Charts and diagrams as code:
# # # #

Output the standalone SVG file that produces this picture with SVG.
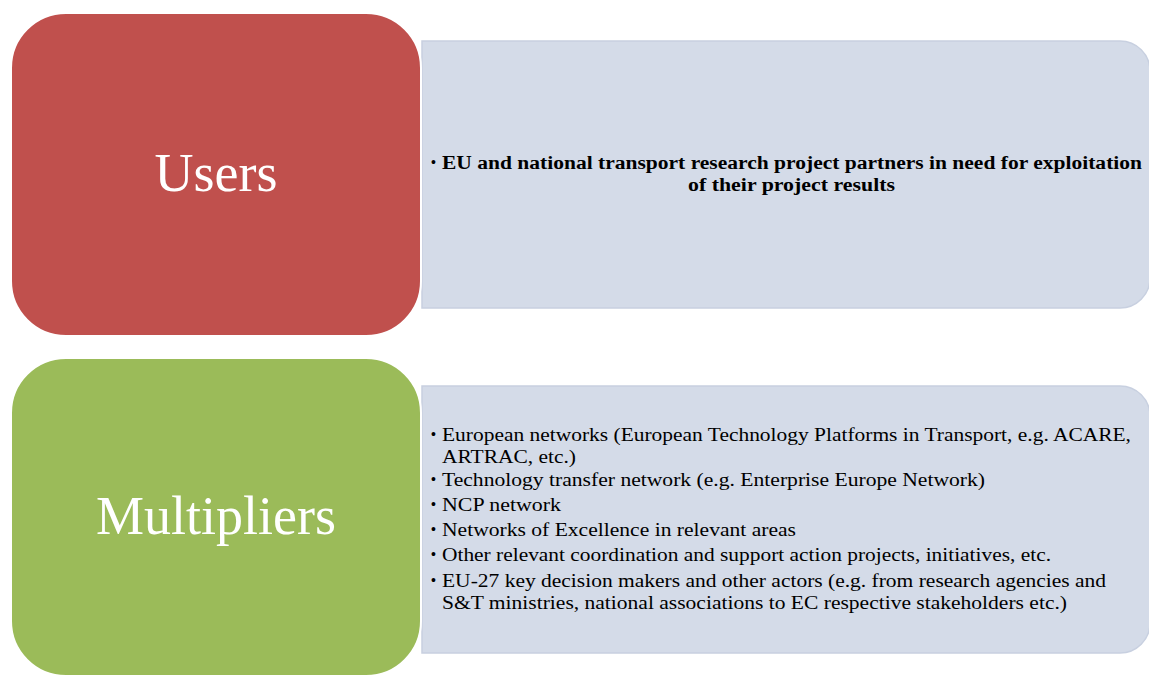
<svg xmlns="http://www.w3.org/2000/svg" width="1149" height="675" viewBox="0 0 1149 675">
  <style>
    .head { fill: #C0504D; stroke: #FFFFFF; stroke-width: 2; }
    .head.green { fill: #9BBB59; }
    .panel { fill: #D4DBE8; stroke: #C8D0E0; stroke-width: 1.5; }
    .title { font-family: "Liberation Serif", "Times New Roman", serif; font-size: 54px; fill: #FFFFFF; text-anchor: middle; }
    .item { font-family: "Liberation Serif", "Times New Roman", serif; font-size: 18px; fill: #000000; }
    .bold { font-weight: bold; font-size: 18px; }
    .dot { font-family: "Liberation Sans", Arial, sans-serif; font-size: 14px; fill: #000000; }
  </style>

  <!-- Users row -->
  <g id="users-panel">
    <path class="panel" d="M422,41 H1120 A30,30 0 0 1 1150,71 V278 A30,30 0 0 1 1120,308 H422 Z"/>
    <text class="dot" x="431" y="167">•</text>
    <text class="item bold" x="442" y="169" textLength="700" lengthAdjust="spacingAndGlyphs">EU and national transport research project partners in need for exploitation</text>
    <text class="item bold" x="688" y="191" textLength="207" lengthAdjust="spacingAndGlyphs">of their project results</text>
  </g>
  <g id="users">
    <rect class="head" x="11" y="13" width="410" height="323" rx="55" ry="55"/>
    <text class="title" x="216" y="191">Users</text>
  </g>

  <!-- Multipliers row -->
  <g id="multipliers-panel">
    <path class="panel" d="M422,386 H1120 A30,30 0 0 1 1150,416 V623 A30,30 0 0 1 1120,653 H422 Z"/>
    <g class="dot">
      <text x="431" y="439">•</text>
      <text x="431" y="484">•</text>
      <text x="431" y="509">•</text>
      <text x="431" y="534">•</text>
      <text x="431" y="559">•</text>
      <text x="431" y="585">•</text>
    </g>
    <g class="item">
      <text x="442" y="441" textLength="689" lengthAdjust="spacingAndGlyphs">European networks (European Technology Platforms in Transport, e.g. ACARE,</text>
      <text x="442" y="463" textLength="134" lengthAdjust="spacingAndGlyphs">ARTRAC, etc.)</text>
      <text x="442" y="486" textLength="543" lengthAdjust="spacingAndGlyphs">Technology transfer network (e.g. Enterprise Europe Network)</text>
      <text x="442" y="511" textLength="119" lengthAdjust="spacingAndGlyphs">NCP network</text>
      <text x="442" y="536" textLength="354" lengthAdjust="spacingAndGlyphs">Networks of Excellence in relevant areas</text>
      <text x="442" y="561" textLength="609" lengthAdjust="spacingAndGlyphs">Other relevant coordination and support action projects, initiatives, etc.</text>
      <text x="442" y="587" textLength="664" lengthAdjust="spacingAndGlyphs">EU-27 key decision makers and other actors (e.g. from research agencies and</text>
      <text x="442" y="609" textLength="625" lengthAdjust="spacingAndGlyphs">S&amp;T ministries, national associations to EC respective stakeholders etc.)</text>
    </g>
  </g>
  <g id="multipliers">
    <rect class="head green" x="11" y="358" width="410" height="318" rx="55" ry="55"/>
    <text class="title" x="216" y="534">Multipliers</text>
  </g>

  <!-- no connectors in this layout -->
  <g id="connectors"/>
</svg>
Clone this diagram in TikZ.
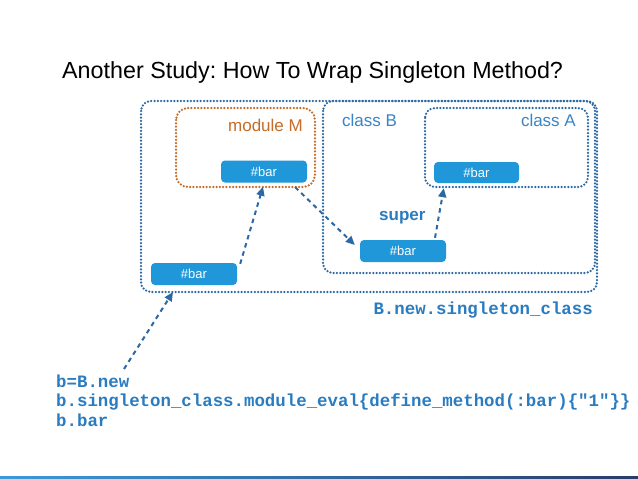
\documentclass[tikz,border=0pt]{standalone}
\usepackage{fontspec}
\setmainfont{Liberation Sans}
\newfontfamily\codefont{Liberation Mono}
\usetikzlibrary{arrows.meta,calc}
\frenchspacing
\definecolor{dotblue}{HTML}{2C68A3}
\definecolor{barblue}{HTML}{1F97D8}
\definecolor{codeblue}{HTML}{2A7CC0}
\definecolor{lblblue}{HTML}{3A84C6}
\definecolor{modorange}{HTML}{C46C28}
\definecolor{barleft}{HTML}{3C9AD8}
\definecolor{barright}{HTML}{2A3C6A}
\begin{document}
\begin{tikzpicture}[x=1pt,y=-1pt,
  dotbox/.style={draw=dotblue,line width=2.5pt,line cap=round,dash pattern=on 0pt off 3.3pt,rounded corners=10pt},
  modbox/.style={draw=modorange,line width=2.5pt,line cap=round,dash pattern=on 0pt off 3.3pt,rounded corners=12pt},
  barbox/.style={fill=barblue,rounded corners=4pt,minimum height=22pt,minimum width=86pt,inner sep=0pt,
    text=white,font=\fontsize{13}{13}\selectfont},
  link/.style={draw=dotblue,line width=2pt,dash pattern=on 4.5pt off 4pt,
    -{Triangle[length=9pt,width=8pt]}},
  lbl/.style={font=\fontsize{17}{17}\selectfont,inner sep=0pt},
  code/.style={text=codeblue,font=\codefont\bfseries\fontsize{17.4}{19.5}\selectfont,inner sep=0pt}]
\useasboundingbox (0,0) rectangle (638,479);
\fill[white] (0,0) rectangle (638,479);

% title
\node[anchor=base west,inner sep=0pt,font=\fontsize{23.3}{23.3}\selectfont] (title) at (62,78)
  {Another Study: How To Wrap Singleton Method?};

% boxes
\draw[dotbox] (141,101) rectangle (597,292);
\coordinate (outerbot) at (173,292);
\draw[dotbox] (323,101) rectangle (595,273);
\draw[dotbox] (425,108) rectangle (588,187);
\draw[modbox] (176,108) rectangle (315,187);
\coordinate (modbot) at (295,187);

% labels
\node[lbl,anchor=base east,text=modorange] (modM) at (303,131) {module M};
\node[lbl,anchor=base west,text=lblblue] (clsB) at (342,126) {class B};
\node[lbl,anchor=base east,text=lblblue] (clsA) at (576,126) {class A};
\node[anchor=base west,inner sep=0pt,text=codeblue,font=\bfseries\fontsize{17}{17}\selectfont] (super) at (379,220) {super};

% method nodes
\node[barbox] (barM) at (264,171.5) {\#bar};
\node[barbox] (barL) at (194,274) {\#bar};
\node[barbox,minimum height=21pt,minimum width=85pt] (barA) at (476.5,172.5) {\#bar};
\node[barbox] (barB) at (403,251) {\#bar};

% code
\node[code,anchor=base east] (sing) at (593,314) {B.new.singleton\_class};
\node[code,anchor=base west] (code1) at (56,387) {b=B.new};
\node[code,anchor=base west] (code2) at (56,406.5) {b.singleton\_class.module\_eval\{define\_method(:bar)\{"1"\}\}};
\node[code,anchor=base west] (code3) at (56,426) {b.bar};
\coordinate (codetop) at (124,369);

% connectors
\draw[link] ($(barL.north east)+(3,1)$) -- ($(barM.south)+(-1,4)$);
\draw[link] (modbot) -- ($(barB.west)+(-5,-6)$);
\draw[link] ($(barB.north)+(32,-2)$) -- ($(barA.south west)+(10,5)$);
\draw[link] (codetop) -- (outerbot);

% bottom bar
\shade[left color=barleft,right color=barright] (0,476) rectangle (638,479);
\end{tikzpicture}
\end{document}
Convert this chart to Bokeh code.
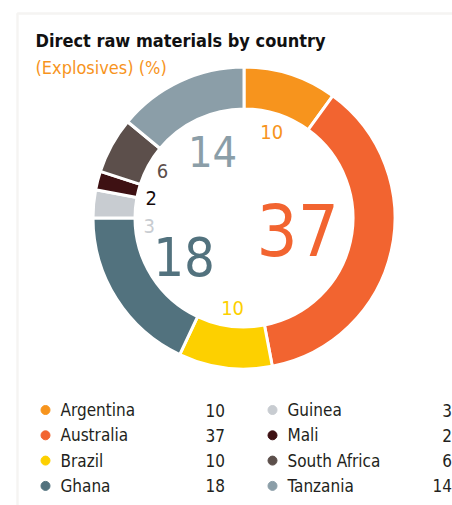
import numpy as np
from bokeh.plotting import figure
from bokeh.models import Range1d, ColumnDataSource, BoxAnnotation
from bokeh.core.properties import value
from bokeh.embed import file_html
from bokeh.resources import INLINE

# ---- data ----
title = "Direct raw materials by country"
subtitle = "(Explosives) (%)"
countries = ["Argentina", "Australia", "Brazil", "Ghana", "Guinea", "Mali", "South Africa", "Tanzania"]
shares = [10, 37, 10, 18, 3, 2, 6, 14]

# ---- styles ----
colors = ["#f7941d", "#f26430", "#fdd000", "#52727e", "#c8ccd1", "#3e1113", "#5c4f4b", "#8b9ea8"]
label_colors = ["#f7941d", "#f26430", "#fdd000", "#52727e", "#c8ccd1", "#140a0a", "#5c4f4b", "#8b9ea8"]
label_sizes = [20, 72, 20, 54, 20, 20, 20, 43]
label_radius = [90, 55, 91, 71, 95, 95, 94, 74]
label_nudge_deg = [0, 0, 0, 0, 10, 2, -1, 0]
FONT = "'DejaVu Sans Condensed', 'Roboto Condensed', 'Liberation Sans Narrow', 'Liberation Sans', sans-serif"

p = figure(width=452, height=505, output_backend="svg", toolbar_location=None,
           x_range=Range1d(0, 452), y_range=Range1d(-505, 0),
           x_axis_type=None, y_axis_type=None, min_border=0)
p.outline_line_color = None
p.grid.visible = False
p.background_fill_color = "white"

# panel border (top + left)
p.add_layout(BoxAnnotation(left=17, right=470, top=-13, bottom=-530,
                           fill_alpha=0, line_color="#dddad5", line_width=2.5))

# ---- donut ----
cx, cy = 243.5, -217.5
r_out, r_in = 151, 109
vals = np.array(shares, dtype=float)
frac = vals / vals.sum()
end_f = np.cumsum(frac)
start_f = end_f - frac
start_a = np.pi / 2 - 2 * np.pi * start_f
end_a = np.pi / 2 - 2 * np.pi * end_f
mid_a = (start_a + end_a) / 2 + np.radians(label_nudge_deg)

src = ColumnDataSource(dict(x=[cx] * len(vals), y=[cy] * len(vals), s=start_a, e=end_a, c=colors))
p.annular_wedge(x="x", y="y", inner_radius=r_in, outer_radius=r_out, start_angle="s", end_angle="e",
                direction="clock", fill_color="c", line_color="white", line_width=3, source=src)

r_lab = np.array(label_radius, dtype=float)
lab = ColumnDataSource(dict(
    x=cx + r_lab * np.cos(mid_a), y=cy + r_lab * np.sin(mid_a),
    t=[str(v) for v in shares], c=label_colors, fs=[f"{s}px" for s in label_sizes]))
p.text(x="x", y="y", text="t", text_color="c", text_font_size="fs", text_font=value(FONT),
       text_align="center", text_baseline="middle", source=lab)

# ---- titles ----
p.text(x=[35], y=[-39.5], text=[title], text_font=value(FONT), text_font_style="bold",
       text_font_size="18px", text_color="#111111", text_baseline="middle")
p.text(x=[35], y=[-67], text=[subtitle], text_font=value(FONT),
       text_font_size="18px", text_color="#f7941d", text_baseline="middle")

# ---- legend ----
n = len(countries)
half = (n + 1) // 2
col = np.array([i // half for i in range(n)])
row = np.array([i % half for i in range(n)])
dot_x = np.where(col == 0, 45, 272)
name_x = np.where(col == 0, 60, 287)
val_x = np.where(col == 0, 224.5, 451.5)
ly = -(409.5 + 25.3 * row)
leg = ColumnDataSource(dict(dx=dot_x, nx=name_x, vx=val_x, y=ly, c=colors,
                            name=countries, v=[str(v) for v in shares]))
p.scatter(x="dx", y="y", size=9, color="c", source=leg)
p.text(x="nx", y="y", text="name", text_font=value(FONT), text_font_size="17px",
       text_color="#231f20", text_baseline="middle", source=leg)
p.text(x="vx", y="y", text="v", text_font=value(FONT), text_font_size="17px",
       text_color="#231f20", text_baseline="middle", text_align="right", source=leg)

open("out.html", "w").write(file_html(p, INLINE))
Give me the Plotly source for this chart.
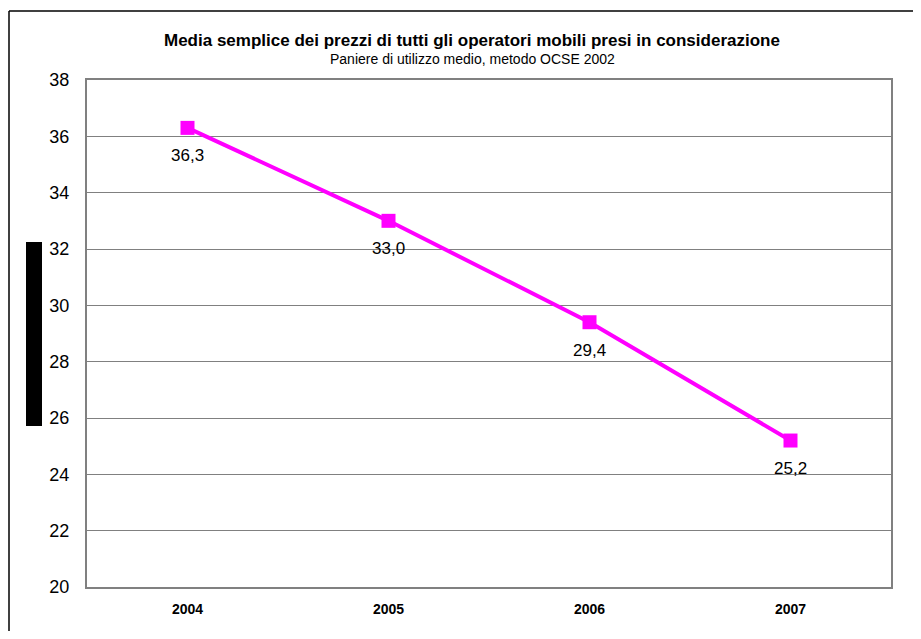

# # # #

= Required work =
Above are the records. Print exactly the lines from the one containing "Convert this chart to Bokeh code." to the one containing "Sans Condensed', 'Roboto", both included, and nothing else; pictures are excluded.

= Final result =
Convert this chart to Bokeh code.
import numpy as np
from bokeh.plotting import figure
from bokeh.models import Range1d, ColumnDataSource, BoxAnnotation
from bokeh.core.properties import value
from bokeh.embed import file_html
from bokeh.resources import INLINE

# ---- data ----
title = "Direct raw materials by country"
subtitle = "(Explosives) (%)"
countries = ["Argentina", "Australia", "Brazil", "Ghana", "Guinea", "Mali", "South Africa", "Tanzania"]
shares = [10, 37, 10, 18, 3, 2, 6, 14]

# ---- styles ----
colors = ["#f7941d", "#f26430", "#fdd000", "#52727e", "#c8ccd1", "#3e1113", "#5c4f4b", "#8b9ea8"]
label_colors = ["#f7941d", "#f26430", "#fdd000", "#52727e", "#c8ccd1", "#140a0a", "#5c4f4b", "#8b9ea8"]
label_sizes = [20, 72, 20, 54, 20, 20, 20, 43]
label_radius = [90, 55, 91, 71, 95, 95, 94, 74]
label_nudge_deg = [0, 0, 0, 0, 10, 2, -1, 0]
FONT = "'DejaVu Sans Condensed', 'Roboto Condensed', 'Liberation Sans Narrow', 'Liberation Sans', sans-serif"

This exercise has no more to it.